Ancient Peoples of Italy

Ancient Peoples Of Italy

Ancient people of Italy are all those people that lived in the Italian peninsula and the islands of Sicily and Sardinia before the Roman domination.

Not all of these various people are linguistically or ethnically closely related. Some of them spoke Italic languages, others spoke Greek because of the arrival of Hellenic colonists, while others belonged to another Indo-European branch or were non-Indo-European. The classification of a few of these ethnicons is unknown or disputed.

In the absence of any knowledge of ethnicity in Italy before writing, the date of the invention of writing there, the 7th century BC, must serve as the only certain terminus post quem for known ethnicons. They must be defined primarily on language. Other critera: shared descent, customs, religion, etc., remain unevidenced by any historical document. Mention of cultural heritage in mythology is uncertain and equivocal at best. It can only be used to support or contradict facts already known by the methods of history.

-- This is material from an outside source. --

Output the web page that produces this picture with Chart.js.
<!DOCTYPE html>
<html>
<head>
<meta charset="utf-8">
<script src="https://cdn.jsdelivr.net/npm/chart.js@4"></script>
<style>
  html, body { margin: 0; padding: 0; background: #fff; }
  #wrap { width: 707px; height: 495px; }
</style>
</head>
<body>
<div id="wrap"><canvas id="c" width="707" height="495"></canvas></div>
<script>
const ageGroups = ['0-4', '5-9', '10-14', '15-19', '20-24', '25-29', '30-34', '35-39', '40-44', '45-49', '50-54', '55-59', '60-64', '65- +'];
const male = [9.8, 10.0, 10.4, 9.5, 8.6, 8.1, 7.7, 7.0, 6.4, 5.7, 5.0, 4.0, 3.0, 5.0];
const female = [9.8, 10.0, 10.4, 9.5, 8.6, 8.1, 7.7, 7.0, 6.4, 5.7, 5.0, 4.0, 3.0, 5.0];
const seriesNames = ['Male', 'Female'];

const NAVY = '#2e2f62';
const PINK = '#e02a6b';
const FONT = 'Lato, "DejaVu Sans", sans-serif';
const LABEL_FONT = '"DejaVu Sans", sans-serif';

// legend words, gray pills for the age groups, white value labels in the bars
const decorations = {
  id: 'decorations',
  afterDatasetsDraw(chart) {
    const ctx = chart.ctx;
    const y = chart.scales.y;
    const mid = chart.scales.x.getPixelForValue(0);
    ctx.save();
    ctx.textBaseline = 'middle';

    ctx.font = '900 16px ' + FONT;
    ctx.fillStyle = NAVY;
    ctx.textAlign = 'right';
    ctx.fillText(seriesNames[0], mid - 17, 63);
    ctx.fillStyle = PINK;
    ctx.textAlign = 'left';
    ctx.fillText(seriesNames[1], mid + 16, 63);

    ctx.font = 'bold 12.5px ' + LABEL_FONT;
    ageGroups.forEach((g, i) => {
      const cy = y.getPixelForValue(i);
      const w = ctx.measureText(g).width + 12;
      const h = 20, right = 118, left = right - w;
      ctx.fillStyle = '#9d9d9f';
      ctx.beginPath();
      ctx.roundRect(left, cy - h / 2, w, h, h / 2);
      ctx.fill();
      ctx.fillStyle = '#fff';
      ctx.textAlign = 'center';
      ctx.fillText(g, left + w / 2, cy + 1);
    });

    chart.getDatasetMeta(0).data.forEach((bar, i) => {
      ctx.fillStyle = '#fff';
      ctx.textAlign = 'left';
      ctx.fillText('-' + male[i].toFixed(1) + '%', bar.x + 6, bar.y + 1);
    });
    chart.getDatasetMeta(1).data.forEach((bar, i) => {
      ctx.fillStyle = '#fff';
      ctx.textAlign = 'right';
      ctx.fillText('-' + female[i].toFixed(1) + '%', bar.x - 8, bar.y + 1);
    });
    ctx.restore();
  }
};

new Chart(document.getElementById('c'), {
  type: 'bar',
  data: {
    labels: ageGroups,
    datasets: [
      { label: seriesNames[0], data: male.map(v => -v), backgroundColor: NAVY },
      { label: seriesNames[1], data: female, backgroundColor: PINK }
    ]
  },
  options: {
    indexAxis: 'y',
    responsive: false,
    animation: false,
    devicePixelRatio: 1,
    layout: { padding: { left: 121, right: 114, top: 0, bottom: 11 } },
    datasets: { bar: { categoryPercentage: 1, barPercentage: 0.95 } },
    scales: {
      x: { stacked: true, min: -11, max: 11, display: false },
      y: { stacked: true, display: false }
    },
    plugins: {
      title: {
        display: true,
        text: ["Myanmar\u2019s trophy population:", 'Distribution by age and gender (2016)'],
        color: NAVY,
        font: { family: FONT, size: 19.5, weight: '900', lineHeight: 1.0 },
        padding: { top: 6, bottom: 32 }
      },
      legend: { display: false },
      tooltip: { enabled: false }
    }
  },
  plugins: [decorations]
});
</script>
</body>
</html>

In the late 19th and early 20th centuries, the Prussian archaeologist, Gustaf Kossinna, formulated his concept of a "settlement archaeology," which asserted that an ethnic group is to be identified with an archaeological horizon. The concept appeared to give historians the ability to identify ancient ethnic groups just by looking at the archaeology; for example, the La Tène Culture was considered to be a diagnostic of the Celts. It would be difficult to find a concept more influential on the study of prehistory, and yet "Kossinna's Law", as it came to be called, began to be abandoned during the explosion of archaeology following World War II.

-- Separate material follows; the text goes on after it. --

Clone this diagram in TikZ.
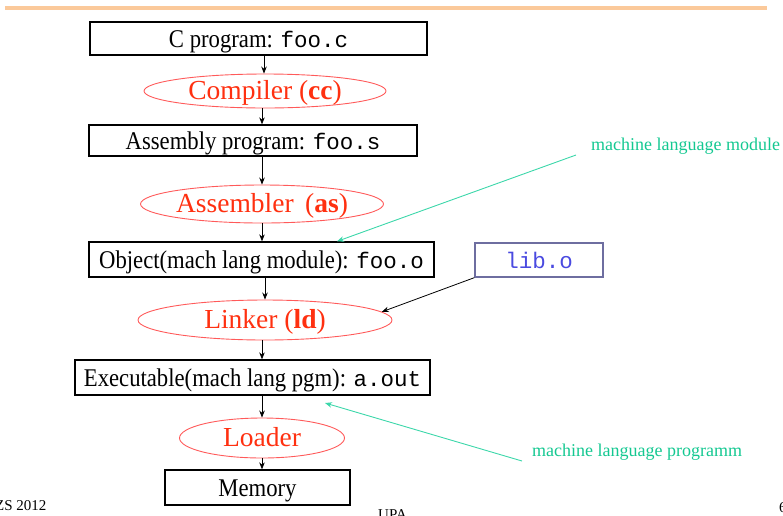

In Italy specifically the scholar who initiated the end of Kossinna's Law was Massimo Pallottino. He noticed that the archaeological cultures of Italy around the time of the invention of writing did not on the whole correspond to the documented ethnicons. He argued that terms such as "the Terramare culture" or "the Apennine culture" have no ethnic or linguistic significance. And yet he himself used these distinctions partially in some cases in attempting to trace the entry of Italics or their ancestors into Italy. Like the mythology, archaeology can only be used in a limited way to support or contradict the historical evidence.